La Grande Dépression continue…


Et pourtant, cette fameuse Grande Dépression s’incruste et se propage. Malgré les programmes massifs de création d’emplois et de nationalisation par le gouvernement et le financement de travaux publics à Montréal tels que la construction du Chalet sur le Mont-Royal et l’aménagement du lac des Castors, ou bien les octrois des gouvernements pour maintenir le niveau de vie dans les régions où l’économie est la plus chancelante, la situation ne s’améliore pas. Le nombre de chômeurs grimpe à 30 %. Sous les pressions déflationnistes, les prix baissent, ce qui pousse les cultivateurs à l’endettement. Ils deviennent incapables de poursuivre leur production. On assiste alors à un exode des populations rurales vers les villes. Les « soupes populaires » sont assiégées, tout comme les « camps » d’aide aux chômeurs. La classe ouvrière n’a plus d’argent et les emplois sont rares. Alors qu’avant la Dépression, les clivages s’effectuaient en affaires et en politique selon l’origine ethnique, la langue ou la religion, ce qui revenait la plupart du temps au même, sauf dans le cas des Irlandais qui étaient, eux, anglophones et catholiques, ces clivages s’effectuent de plus en plus selon la classe sociale.

Malgré la crise économique, les affaires de Charles-Émile et d’Antoinette progressent et augurent bien pour l’avenir. Leur clientèle se recrute pour l’essentiel parmi les commerçants, les propriétaires fonciers, les entrepreneurs, les professionnels, médecins, avocats, notaires. C’est Antoinette qui génère les meilleurs profits avec son salon de coiffure, car les services pour les femmes et les filles de cette clientèle aisée sont mieux rémunérés et plus nombreux. De plus, qu’elles soient anglaises, françaises, lithuaniennes, ou polonaises, protestantes ou catholiques, elles aiment bien venir au salon, écouter ce qu’Antoinette raconte sur ce qui se passe dans leur milieu et lui faire part de ce qu’elles ont appris. Le salon est devenu un centre de conférences et de Alexandrine et Fortunat le jour de leur mariagerumeurs, un puits d’informations où elles viennent toutes s’abreuver. Elles discutent aussi de leurs problèmes, de leurs soucis, de leurs œuvres de charité respectives, du vote des femmes qui n’existe pas encore au Québec (même si, depuis 1925, la majorité des provinces l’autorise) et qu’elles rêvent d’obtenir. Les catholiques discutent des pressions du curé et des vicaires en faveur des familles nombreuses (un devoir, disent-ils). Antoinette, maintenant bilingue, toujours très gentille et attentive, a des idées bien arrêtées sur la question et elle ne se prive pas de les faire connaître en temps et lieu. Elle n’approuve pas la position de l’Église. Elle connaît trop bien ces femmes qui viennent la voir, de semaine en semaine et les problèmes de famille, de santé et d’argent qui résultent de ces pressions en faveur de la procréation. Elle n’hésite pas à les conseiller et réussit à en convaincre plusieurs de ce qu’elle appelle « le gros bon sens ». Un vicaire du nom de Gélinas apprend, probablement au confessionnal, qu’elle est très persuasive. Il vient la voir un jour pour la sermonner. Elle fait le dos rond mais ne cède pas. Elle veut continuer à aider ses clientes dont plusieurs sont totalement désemparées et craintives face à cette question si cruciale. C’est une femme aux idées modernes. Elle se fait des amies véritables qui l’aiment sincèrement et qui lui seront toujours fidèles.
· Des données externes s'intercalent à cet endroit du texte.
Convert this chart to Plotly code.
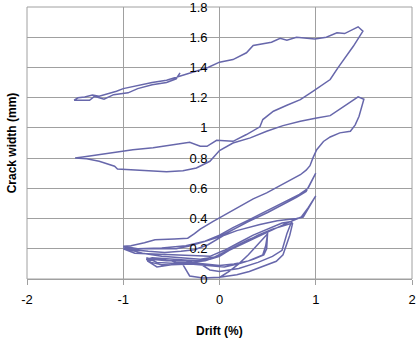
import plotly.graph_objects as go

# ---- data (drift %, crack width mm), traced in time order ----
small_drift = [0.0, 0.1, 0.2, 0.3, 0.4, 0.5,
               0.48, 0.45, 0.3, 0.15, 0.0, -0.15, -0.3, -0.45, -0.6, -0.71, -0.76,
               -0.7, -0.55, -0.4, -0.25, -0.1, 0.0, 0.15, 0.3, 0.5,
               0.49, 0.46, 0.35, 0.2, 0.05, -0.1, -0.3, -0.5, -0.65, -0.75,
               -0.65, -0.5, -0.38, -0.31, -0.17, 0.0, 0.18, 0.31, 0.45, 0.59, 0.66, 0.73, 0.76,
               0.7, 0.55, 0.4, 0.25, 0.1, 0.0, -0.15, -0.3, -0.5, -0.65, -0.76,
               -0.7, -0.55, -0.35, -0.2, -0.1, 0.0, 0.2, 0.4, 0.55, 0.65, 0.7, 0.75]
small_crack = [0.01, 0.05, 0.10, 0.16, 0.23, 0.30,
               0.22, 0.16, 0.12, 0.10, 0.09, 0.10, 0.11, 0.11, 0.095, 0.11, 0.13,
               0.14, 0.135, 0.125, 0.12, 0.13, 0.16, 0.21, 0.26, 0.31,
               0.20, 0.16, 0.13, 0.10, 0.08, 0.09, 0.10, 0.095, 0.08, 0.12,
               0.13, 0.12, 0.095, 0.02, 0.007, 0.011, 0.028, 0.05, 0.083, 0.117, 0.16, 0.29, 0.37,
               0.36, 0.33, 0.29, 0.24, 0.19, 0.15, 0.12, 0.11, 0.105, 0.11, 0.14,
               0.13, 0.12, 0.12, 0.10, 0.06, 0.05, 0.07, 0.11, 0.15, 0.19, 0.30, 0.38]

one_drift = [0.65, 0.5, 0.35, 0.2, 0.05, -0.1, -0.3, -0.57, -0.88, -1.0,
             -0.88, -0.74, -0.57, -0.4, -0.26, -0.12, 0.05, 0.18, 0.42, 0.6, 0.8, 0.87, 1.0,
             0.92, 0.85, 0.7, 0.5, 0.3, 0.1, 0.0, -0.2, -0.4, -0.6, -0.8, -1.0,
             -0.9, -0.7, -0.45, -0.3, -0.15, 0.0, 0.14, 0.3, 0.49, 0.65, 0.83, 0.92, 1.0,
             0.9, 0.8, 0.65, 0.5, 0.3, 0.15, 0.0, -0.15, -0.35, -0.6, -0.85, -1.0]
one_crack = [0.37, 0.33, 0.29, 0.24, 0.19, 0.15, 0.155, 0.16, 0.17, 0.20,
             0.19, 0.183, 0.176, 0.183, 0.194, 0.227, 0.29, 0.32, 0.36, 0.385, 0.40, 0.41, 0.55,
             0.47, 0.41, 0.37, 0.31, 0.25, 0.19, 0.15, 0.13, 0.14, 0.15, 0.17, 0.205,
             0.20, 0.20, 0.20, 0.22, 0.25, 0.29, 0.34, 0.39, 0.45, 0.50, 0.56, 0.60, 0.70,
             0.58, 0.54, 0.49, 0.44, 0.38, 0.33, 0.28, 0.25, 0.22, 0.205, 0.20, 0.216]

load15_drift = [-0.92, -0.78, -0.67, -0.47, -0.33, -0.26, -0.2, -0.07, 0.0, 0.14, 0.35, 0.49,
                0.63, 0.73, 0.84, 0.9, 0.94, 0.97, 1.01, 1.08, 1.15, 1.25, 1.36, 1.41, 1.45, 1.5]
load15_crack = [0.22, 0.24, 0.26, 0.265, 0.27, 0.30, 0.33, 0.38, 0.405, 0.46, 0.53, 0.57,
                0.62, 0.655, 0.69, 0.72, 0.75, 0.80, 0.856, 0.91, 0.94, 0.967, 0.978, 1.02, 1.077, 1.19]

unload15_drift = [1.44, 1.32, 1.22, 1.15, 1.01, 0.84, 0.66, 0.49, 0.32, 0.14, 0.0, -0.1, -0.24,
                  -0.38, -0.55, -0.76, -0.97, -1.06, -1.09, -1.14, -1.25, -1.38, -1.45, -1.5]
unload15_crack = [1.205, 1.154, 1.11, 1.081, 1.066, 1.044, 1.015, 0.978, 0.934, 0.90, 0.85, 0.779, 0.735,
                  0.717, 0.709, 0.717, 0.724, 0.728, 0.746, 0.757, 0.779, 0.795, 0.80, 0.80]

reload15_drift = [-1.42, -1.25, -1.04, -0.9, -0.69, -0.48, -0.31, -0.2, -0.13, -0.03, 0.14, 0.28,
                  0.42, 0.45, 0.56, 0.7, 0.84, 0.97, 1.15, 1.23, 1.39, 1.49]
reload15_crack = [0.808, 0.823, 0.845, 0.856, 0.868, 0.889, 0.905, 0.878, 0.878, 0.918, 0.911, 0.956,
                  1.007, 1.055, 1.11, 1.15, 1.187, 1.242, 1.32, 1.397, 1.54, 1.64]

final_drift = [1.44, 1.3, 1.22, 1.11, 0.99, 0.8, 0.7, 0.63, 0.54, 0.35, 0.28, 0.14, 0.0, -0.12,
               -0.25, -0.4, -0.55, -0.7, -0.85, -1.0, -1.07, -1.18, -1.25, -1.32, -1.4, -1.47, -1.51,
               -1.45, -1.35, -1.3, -1.2, -1.1, -1.0, -0.95, -0.85, -0.7, -0.55, -0.45, -0.41]
final_crack = [1.669, 1.624, 1.629, 1.60, 1.589, 1.60, 1.58, 1.593, 1.567, 1.545, 1.497, 1.452, 1.435, 1.40,
               1.375, 1.345, 1.315, 1.30, 1.28, 1.26, 1.242, 1.222, 1.209, 1.218, 1.205, 1.199, 1.183,
               1.183, 1.183, 1.209, 1.19, 1.22, 1.225, 1.232, 1.26, 1.285, 1.30, 1.325, 1.364]

x_ticks = [-2, -1, 0, 1, 2]
x_tick_labels = ["-2", "-1", "0", "1", "2"]
y_ticks = [0, 0.2, 0.4, 0.6, 0.8, 1.0, 1.2, 1.4, 1.6, 1.8]
y_tick_labels = ["0", "0.2", "0.4", "0.6", "0.8", "1", "1.2", "1.4", "1.6", "1.8"]

drift = small_drift + one_drift + load15_drift + unload15_drift + reload15_drift + final_drift
crack = small_crack + one_crack + load15_crack + unload15_crack + reload15_crack + final_crack

LINE = "#6767AB"
GRID = "#A0A0A0"
FONT = "Liberation Sans, Arial, sans-serif"

fig = go.Figure()
fig.add_trace(go.Scatter(x=drift, y=crack, mode="lines",
                         line=dict(color=LINE, width=1.5), showlegend=False,
                         hoverinfo="skip"))

fig.update_layout(
    width=416, height=340,
    margin=dict(l=27, r=4, t=7, b=61, autoexpand=False),
    paper_bgcolor="white", plot_bgcolor="white",
    font=dict(family=FONT, size=13, color="black"),
    xaxis=dict(range=[-2, 2], tickvals=x_ticks, ticktext=x_tick_labels,
               automargin=False, ticklabeloverflow="allow",
               showgrid=True, gridcolor=GRID, gridwidth=1,
               zeroline=False, showline=True, linecolor=GRID, linewidth=1,
               ticks="outside", ticklen=5, tickcolor=GRID,
               ticklabelstandoff=3),
    yaxis=dict(range=[0, 1.8], tickvals=y_ticks, ticktext=y_tick_labels,
               automargin=False, ticklabeloverflow="allow",
               anchor="free", position=0.5,
               showgrid=True, gridcolor=GRID, gridwidth=1,
               zeroline=False, showline=False, ticks="",
               ticklabelstandoff=12),
    shapes=[dict(type="rect", xref="paper", yref="paper", x0=0, x1=1, y0=0, y1=1,
                 line=dict(color=GRID, width=1), layer="below")],
    annotations=[
        dict(text="<b>Crack width (mm)</b>", xref="paper", yref="paper",
             x=-0.038, y=0.5, xanchor="center", yanchor="middle",
             textangle=-90, showarrow=False, font=dict(size=12, family=FONT)),
        dict(text="<b>Drift (%)</b>", xref="paper", yref="paper",
             x=0.5, y=-0.19, xanchor="center", yanchor="middle",
             showarrow=False, font=dict(size=12, family=FONT)),
    ],
)

fig.write_html("out.html", config={"displayModeBar": False, "staticPlot": True},
               post_script="document.body.style.margin='0';document.body.style.overflow='hidden';")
Mais cette situation ne change rien à sa Foi. Pratiquante, elle ne manque jamais la messe du dimanche et y assiste en compagnie de son mari. Elle communie, respecte le jeûne du vendredi, se confesse régulièrement, assiste parfois aux vêpres du dimanche, fait carême et fait réciter à Jean-Claude sa prière au pied de son lit tous les soirs, tout en lui inculquant petit à petit quelques notions de religion. En cela, elle se montre plus pieuse que sa mère Alexandrine qui en a toujours voulu « au bon Dieu » de lui avoir enlevé son mari Fortunat, la laissant seule, pauvre, avec quatre jeunes enfants. Elle n’a jamais compris pourquoi elle, qui le priait avec tant de ferveur, a été punie de la sorte. Non, elle ne croit plus à ces « sornettes de curé », comme elle dit et va à l’église pour la forme et pour n’offenser personne, sans plus.